As the answers come forward, regarding the reasons behind this latest attack, let us tell San Bernardino:  “It’s going to be alright.  America is with you, and the nation will not forget this day- anymore than we would forget the terrible anniversary coming up:  Sandy Hook.”

10 thoughts on “San Bernardino

  1. It’s been a long, difficult day in the IE! San Bernardino has recently been reported to be the most crime-ridden city in the State, and perhaps even in the country. It has always had a dark criminal element, and it probably should not be a surprise that there should be major incidents in the vicinity. That, however, does not excuse the suffering imposed on so many people by one or two, whether terrorist (international terrorism) or simply a disgruntled employee. To quote one of the presidential candidates, I refuse to accept this as normal — unfortunately, I believe that we are not yet ready to say that it will be all right.

    San Bernardino and Redlands are places that were, within my lifetime, where people went for the clean, healing air — where much of California’s citrus was grown, beautiful gateways to the San Bernardino mountains. Many times I have driven through both — I have been right past the locations of today’s incidents, and have worked intensively with people at Loma Linda, one of the hospitals that took in today’s victims — a most impressive hospital and medical university.
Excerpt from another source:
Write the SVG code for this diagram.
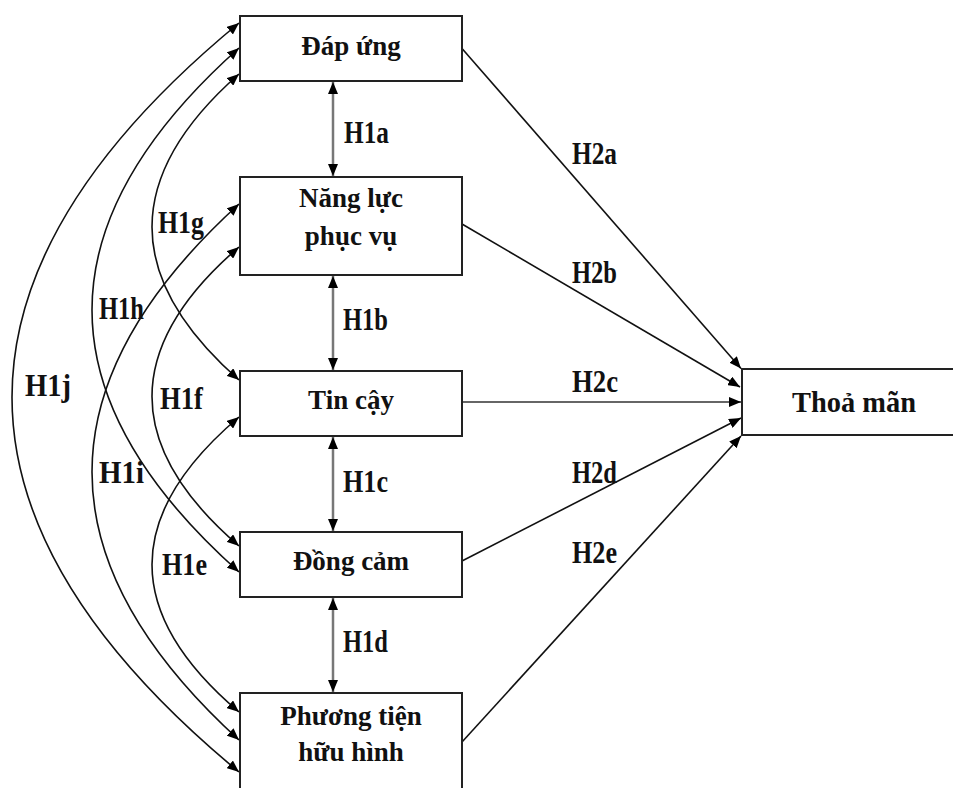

    Again — it’s been a long, difficult day in the IE — and it affects us all!

    • No, a city’s ambiance does not excuse the carnage, such as we witnessed yesterday. We are, indeed, all Bernardinistas at this time, and as a nation we have to be better. Loma Linda is an exemplary hospital, and my late wife’s grandfather was one of its early benefactors. Her SDA relatives lived in Loma Linda for three decades.
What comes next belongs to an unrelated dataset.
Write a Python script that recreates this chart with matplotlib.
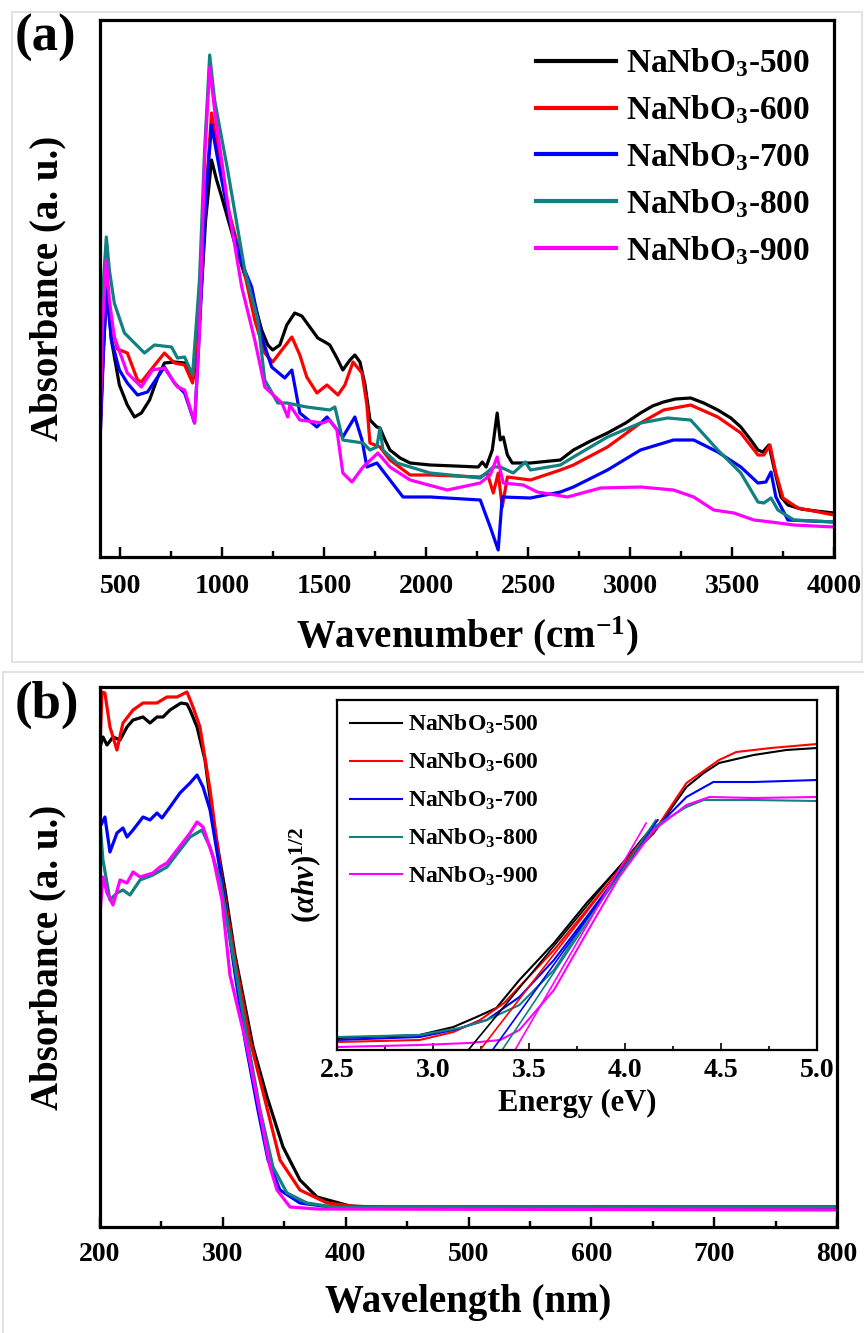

  2. The anniversary of Sandy Hook is coming up, yet we are no closer to a resolution.
    More and more proof that it doesn’t matter where or why or who, at any point someone can make a decision that wreaks havoc on everyone else.
    I’m especially saddened for those most directly affected.

  3. There was an article in the L.A. Times a few days back discussing the fact that San Bernadino is slowly crawling out of it’s bankruptcy. I went on Google maps and planned an itinerary for a Photo Expedition to both San Berdoo and Riverside…but when I’m that…close…to Lake Arrowhead, I want to procure the keys to the cabin and stay for a few days.

    It’s closing in on wintertime, so I’ll wait for any trips up near the hills till after snow melt. (Although God knows what’s in store with “El Nino” on the horizon all across the state.)

    I always cringe when I see things like “Pray for San Bernadino”. It’s just a place. These seemingly random acts of violence are almost like a virus, affecting the “he was a quiet guy” sort of people who they later find bunches of questionable material on their computers. The seem to be happening everywhere. No one is “safe”. Because the “terrorists” are right down the street. (I wrote an essay following 9/11 back when I was on Geocities proclaiming that it isn’t strangers from other countries we have to worry about. It’s the quiet guy who lives in a part of town which we never visit.

    The first thing I think of in this particular instance is that the couple who were gunned down just had a baby. I’m grieving for this poor soul, who will be marked by this incident their whole life. If someone is touched so much in the head that they would go on a killing spree, why have kids for heaven’s sake. That really angers me.

    I think I’ll still plan on taking a photo expedition to San Berdoo as well, perhaps next Spring. I used to deliver merchandise up there when I was a truck driver for the FedMart chain in the 70s. I consider all of Southern California my back yard.

    It’s not the place, it’s the demented mind of certain segments of humanity, and they live anywhere and everywhere, and I have no idea how society is going to “fix” this. Humanity has lost common sense and morality. And it seems to be getting worse as I (we) age. And the perpetrators are all so young, and hopelessly lost. (Not all are young, granted, but a good number of them are.)